● WHAT THE TASK REQUIRES
Repeat the lines below exactly as they appear, but leave out the images.

● INFORMATION SHOWN
----------

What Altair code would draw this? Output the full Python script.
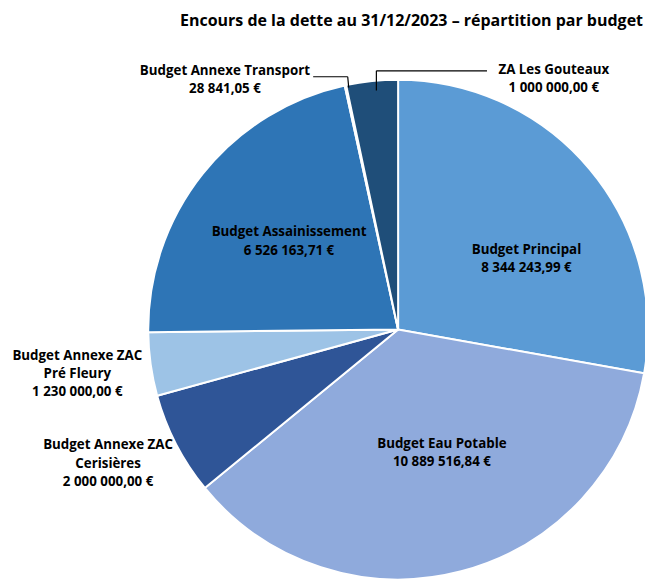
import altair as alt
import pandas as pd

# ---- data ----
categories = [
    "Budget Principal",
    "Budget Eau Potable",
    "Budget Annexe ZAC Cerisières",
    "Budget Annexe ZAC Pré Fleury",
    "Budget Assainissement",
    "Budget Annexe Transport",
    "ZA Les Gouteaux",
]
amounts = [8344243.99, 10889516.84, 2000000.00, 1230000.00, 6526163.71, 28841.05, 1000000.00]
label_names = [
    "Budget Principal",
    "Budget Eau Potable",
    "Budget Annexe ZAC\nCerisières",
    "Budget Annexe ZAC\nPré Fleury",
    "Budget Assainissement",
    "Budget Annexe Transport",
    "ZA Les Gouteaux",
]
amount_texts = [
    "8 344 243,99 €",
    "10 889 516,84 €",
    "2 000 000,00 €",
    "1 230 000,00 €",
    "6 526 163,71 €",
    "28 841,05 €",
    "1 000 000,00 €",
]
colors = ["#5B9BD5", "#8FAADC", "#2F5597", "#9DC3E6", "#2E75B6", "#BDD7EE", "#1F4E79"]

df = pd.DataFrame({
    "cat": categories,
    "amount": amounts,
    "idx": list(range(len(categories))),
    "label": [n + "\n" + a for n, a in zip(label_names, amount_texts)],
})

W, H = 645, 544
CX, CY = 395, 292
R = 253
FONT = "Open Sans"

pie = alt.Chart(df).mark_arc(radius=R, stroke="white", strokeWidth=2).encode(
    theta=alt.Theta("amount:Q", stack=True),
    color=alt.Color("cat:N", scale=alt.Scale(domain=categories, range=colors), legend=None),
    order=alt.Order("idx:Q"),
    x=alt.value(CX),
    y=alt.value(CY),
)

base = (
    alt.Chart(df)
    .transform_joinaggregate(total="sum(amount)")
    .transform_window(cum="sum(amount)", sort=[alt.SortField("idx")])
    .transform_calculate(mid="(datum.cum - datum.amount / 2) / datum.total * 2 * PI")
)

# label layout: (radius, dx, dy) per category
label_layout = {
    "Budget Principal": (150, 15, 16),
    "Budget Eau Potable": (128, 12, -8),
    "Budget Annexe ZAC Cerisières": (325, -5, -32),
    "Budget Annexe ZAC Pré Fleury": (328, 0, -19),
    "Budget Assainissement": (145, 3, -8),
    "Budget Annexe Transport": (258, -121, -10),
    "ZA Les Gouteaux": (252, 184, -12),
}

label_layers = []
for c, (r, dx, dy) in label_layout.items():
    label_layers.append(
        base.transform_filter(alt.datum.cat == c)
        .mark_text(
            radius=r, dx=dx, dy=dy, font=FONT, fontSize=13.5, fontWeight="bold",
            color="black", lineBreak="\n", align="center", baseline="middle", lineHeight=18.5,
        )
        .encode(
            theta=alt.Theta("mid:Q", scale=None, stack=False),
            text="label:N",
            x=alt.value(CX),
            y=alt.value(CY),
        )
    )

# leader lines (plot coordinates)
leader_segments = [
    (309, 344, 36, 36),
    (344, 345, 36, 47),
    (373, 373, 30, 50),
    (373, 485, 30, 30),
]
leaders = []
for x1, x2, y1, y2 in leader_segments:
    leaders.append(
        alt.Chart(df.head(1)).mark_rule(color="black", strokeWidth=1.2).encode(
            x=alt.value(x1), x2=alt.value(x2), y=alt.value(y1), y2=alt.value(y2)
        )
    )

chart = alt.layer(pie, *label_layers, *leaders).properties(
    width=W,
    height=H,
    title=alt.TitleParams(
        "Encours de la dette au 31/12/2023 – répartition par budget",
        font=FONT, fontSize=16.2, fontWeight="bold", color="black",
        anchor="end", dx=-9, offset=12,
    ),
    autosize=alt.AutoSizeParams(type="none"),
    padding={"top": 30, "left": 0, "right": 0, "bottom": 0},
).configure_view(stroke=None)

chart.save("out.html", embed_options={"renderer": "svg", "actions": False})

----------

● RESPONSE
What Altair code would draw this? Output the full Python script.
import altair as alt
import pandas as pd

# ---- data ----
categories = [
    "Budget Principal",
    "Budget Eau Potable",
    "Budget Annexe ZAC Cerisières",
    "Budget Annexe ZAC Pré Fleury",
    "Budget Assainissement",
    "Budget Annexe Transport",
    "ZA Les Gouteaux",
]
amounts = [8344243.99, 10889516.84, 2000000.00, 1230000.00, 6526163.71, 28841.05, 1000000.00]
label_names = [
    "Budget Principal",
    "Budget Eau Potable",
    "Budget Annexe ZAC\nCerisières",
    "Budget Annexe ZAC\nPré Fleury",
    "Budget Assainissement",
    "Budget Annexe Transport",
    "ZA Les Gouteaux",
]
amount_texts = [
    "8 344 243,99 €",
    "10 889 516,84 €",
    "2 000 000,00 €",
    "1 230 000,00 €",
    "6 526 163,71 €",
    "28 841,05 €",
    "1 000 000,00 €",
]
colors = ["#5B9BD5", "#8FAADC", "#2F5597", "#9DC3E6", "#2E75B6", "#BDD7EE", "#1F4E79"]

df = pd.DataFrame({
    "cat": categories,
    "amount": amounts,
    "idx": list(range(len(categories))),
    "label": [n + "\n" + a for n, a in zip(label_names, amount_texts)],
})

W, H = 645, 544
CX, CY = 395, 292
R = 253
FONT = "Open Sans"

pie = alt.Chart(df).mark_arc(radius=R, stroke="white", strokeWidth=2).encode(
    theta=alt.Theta("amount:Q", stack=True),
    color=alt.Color("cat:N", scale=alt.Scale(domain=categories, range=colors), legend=None),
    order=alt.Order("idx:Q"),
    x=alt.value(CX),
    y=alt.value(CY),
)

base = (
    alt.Chart(df)
    .transform_joinaggregate(total="sum(amount)")
    .transform_window(cum="sum(amount)", sort=[alt.SortField("idx")])
    .transform_calculate(mid="(datum.cum - datum.amount / 2) / datum.total * 2 * PI")
)

# label layout: (radius, dx, dy) per category
label_layout = {
    "Budget Principal": (150, 15, 16),
    "Budget Eau Potable": (128, 12, -8),
    "Budget Annexe ZAC Cerisières": (325, -5, -32),
    "Budget Annexe ZAC Pré Fleury": (328, 0, -19),
    "Budget Assainissement": (145, 3, -8),
    "Budget Annexe Transport": (258, -121, -10),
    "ZA Les Gouteaux": (252, 184, -12),
}

label_layers = []
for c, (r, dx, dy) in label_layout.items():
    label_layers.append(
        base.transform_filter(alt.datum.cat == c)
        .mark_text(
            radius=r, dx=dx, dy=dy, font=FONT, fontSize=13.5, fontWeight="bold",
            color="black", lineBreak="\n", align="center", baseline="middle", lineHeight=18.5,
        )
        .encode(
            theta=alt.Theta("mid:Q", scale=None, stack=False),
            text="label:N",
            x=alt.value(CX),
            y=alt.value(CY),
        )
    )

# leader lines (plot coordinates)
leader_segments = [
    (309, 344, 36, 36),
    (344, 345, 36, 47),
    (373, 373, 30, 50),
    (373, 485, 30, 30),
]
leaders = []
for x1, x2, y1, y2 in leader_segments:
    leaders.append(
        alt.Chart(df.head(1)).mark_rule(color="black", strokeWidth=1.2).encode(
            x=alt.value(x1), x2=alt.value(x2), y=alt.value(y1), y2=alt.value(y2)
        )
    )

chart = alt.layer(pie, *label_layers, *leaders).properties(
    width=W,
    height=H,
    title=alt.TitleParams(
        "Encours de la dette au 31/12/2023 – répartition par budget",
        font=FONT, fontSize=16.2, fontWeight="bold", color="black",
        anchor="end", dx=-9, offset=12,
    ),
    autosize=alt.AutoSizeParams(type="none"),
    padding={"top": 30, "left": 0, "right": 0, "bottom": 0},
).configure_view(stroke=None)

chart.save("out.html", embed_options={"renderer": "svg", "actions": False})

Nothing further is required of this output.